Toward the end of his Inaugural Address, President Reagan spoke of monuments to heroism and, with a struggle to control his voice, drew attention to ''the sloping hills of Arlington National Cemetery with its row upon row of simple white markers.''
''Under such a marker lies a young man, Martin Treptow, who left his job in a small-town barber shop in 1917 to go to France with the famed Rainbow Division,'' Mr. Reagan said.
After Pvt. Treptow was killed, a diary was found in which he had inscribed the following pledge: ''America must win this war. Therefore I will work, I will save, I will sacrifice, I will endure, I will fight cheerfully and do my utmost, as if the issue of the whole struggle depended on me alone.'' Recalling Message of Letter
White House officials said that Mr. Reagan, wanting a passage for the address to illuminate his point of heroism, recalled the letter he had received earlier with the reference to Pvt. Treptow.
Mr. Reagan's speech writers dug many of the facts about Pvt. Treptow out of the National Archives here and spent a day looking for his grave in Arlington, across the Potomac river.

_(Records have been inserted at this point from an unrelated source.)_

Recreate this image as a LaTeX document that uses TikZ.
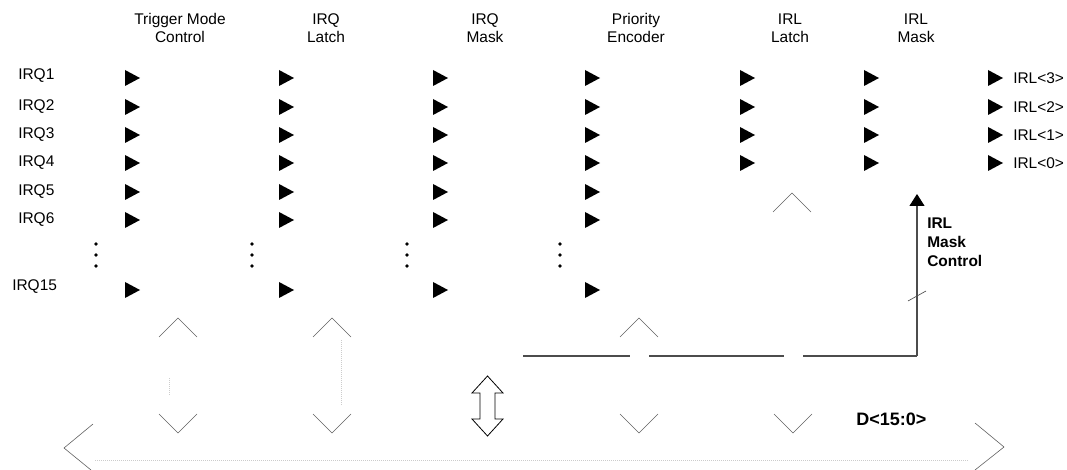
\documentclass[tikz,border=0pt]{standalone}
\usepackage{fontspec}
\setmainfont{Liberation Sans}
\usetikzlibrary{arrows.meta, positioning}

\begin{document}
\begin{tikzpicture}[
  x=0.75pt, y=-0.75pt,
  lbl/.style={font=\fontsize{11.6}{13.5}\selectfont, inner sep=0pt},
  head/.style={lbl, align=center},
  blbl/.style={lbl, font=\fontsize{11.6}{14.25}\selectfont\bfseries, align=left},
  chev/.style={gray!75!black, line width=0.45pt},
  faint/.style={gray!40, densely dotted, line width=0.5pt},
  bus/.style={gray!60!black, line width=0.8pt},
  arr/.style={bus, -{Triangle[length=9pt, width=11.25pt, fill=black, color=black]}},
]
\useasboundingbox (0,0) rectangle (1067,470);

%% ---- column headers ----
\node[head] (trig) at (180,28) {Trigger Mode\\Control};
\node[head] (qlat) at (326,28) {IRQ\\Latch};
\node[head] (qmsk) at (485,28) {IRQ\\Mask};
\node[head] (prio) at (636,28) {Priority\\Encoder};
\node[head] (llat) at (790,28) {IRL\\Latch};
\node[head] (lmsk) at (916,28) {IRL\\Mask};

%% ---- inputs IRQ1..IRQ6, IRQ15 ----
\foreach \n/\y in {1/76, 2/107, 3/135, 4/163, 5/192, 6/220}
  \node[lbl, anchor=west] (irq\n) at (18,\y) {IRQ\n};
\node[lbl, anchor=west] (irq15) at (12,287) {IRQ15};

%% arrowheads through the IRQ stages
\foreach \x in {125, 279, 433, 585}
  \foreach \y in {78, 107, 135, 163, 192, 220, 290}
    \fill (\x,\y-8) -- (\x+15,\y) -- (\x,\y+8) -- cycle;

%% arrowheads through the IRL stages
\foreach \x in {740, 864, 988}
  \foreach \y in {78, 107, 135, 163}
    \fill (\x,\y-8) -- (\x+15,\y) -- (\x,\y+8) -- cycle;

%% ---- outputs ----
\foreach \n/\y in {3/78, 2/107, 1/135, 0/163}
  \node[lbl, anchor=west] (irl\n) at (1013,\y) {IRL<\n>};

%% vertical ellipsis
\foreach \x in {96, 252, 407, 560}
  \foreach \y in {244, 255, 266}
    \fill (\x,\y) circle (1.9);

%% ---- carets to/from the data bus ----
\foreach \x in {178, 332, 639}
  \draw[chev] (\x-19,337) -- (\x,318) -- (\x+19,337);
\draw[chev] (773,212) -- (792,193) -- (811,212);
\foreach \x in {178, 332, 639, 793}
  \draw[chev] (\x-19,414) -- (\x,433) -- (\x+19,414);
\draw[faint] (169,378) -- (169,396);
\draw[faint] (341,340) -- (341,405);

%% ---- data bus D<15:0> ----
\coordinate (busL) at (64,448);
\coordinate (busR) at (1004,447);
\draw[chev] (93,424) -- (busL) -- (91,470);
\draw[chev] (975,423) -- (busR) -- (975,470);
\draw[faint] (95,460) -- (968,460);
\node[blbl, font=\fontsize{13.5}{15}\selectfont\bfseries, anchor=west] (dbus) at (856,419) {D<15:0>};

%% bidirectional link
\draw[line width=0.6pt, fill=white] (487.5,376) -- (503,393) -- (495,393) -- (495,419)
  -- (503,419) -- (487.5,436) -- (472,419) -- (480,419) -- (480,393) -- (472,393) -- cycle;

%% ---- IRL mask control ----
\coordinate (ctlS) at (523,356);
\coordinate (ctl) at (917,356);
\coordinate (mskin) at (917,194);
\draw[bus] (ctlS) -- (630,356) (649,356) -- (784,356) (803,356) -- (ctl);
\draw[arr] (ctl) -- (mskin);
\draw[bus, line width=0.5pt] (908,301) -- (926,291);
\node[blbl, anchor=west] (mctl) at (927,242) {IRL\\Mask\\Control};

\end{tikzpicture}
\end{document}
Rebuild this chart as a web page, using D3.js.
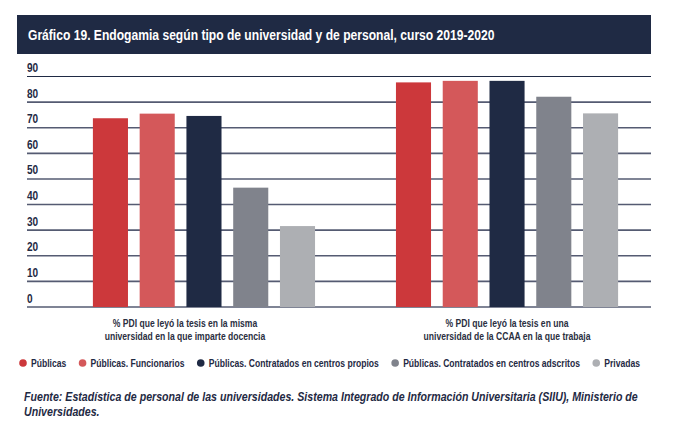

Officials at the cemetery, however, said that Pvt. Treptow was buried in Bloomington, Wis. Further checking by researchers of The New York Times determined that he was buried in Bloomer, Wis., a small town in the northwestern part of the state. White House officials said Mr. Reagan did not mean to imply that the soldier was buried in Arlington.
While President Reagan may have turned Pvt. Treptow into a national hero, he was not entirely unknown before today. The American Legion posts in Bloomer, Wis., and Cherokee, Iowa, were named for him. Moreover, it appears that the pledge cited by Mr. Reagan may have been used before by President Wilson and by former Senator Guy Gillette, Democrat of Iowa.
Pvt. Treptow was born January 19, 1894, in Chippewa Falls, Wis., near Bloomer, where he grew up. He was working as a barber in Cherokee, Iowa, when the United States entered the war in 1917.
There he enlisted in the Iowa National Guard, which became the 168th Infantry Regiment, 84th Brigade, in the 42d ''Rainbow'' Division when it was called to Federal service.
Pvt. Treptow was killed while serving as a runner, or courier, for Company M in the battle of the Ourcq River on July 29, 1918.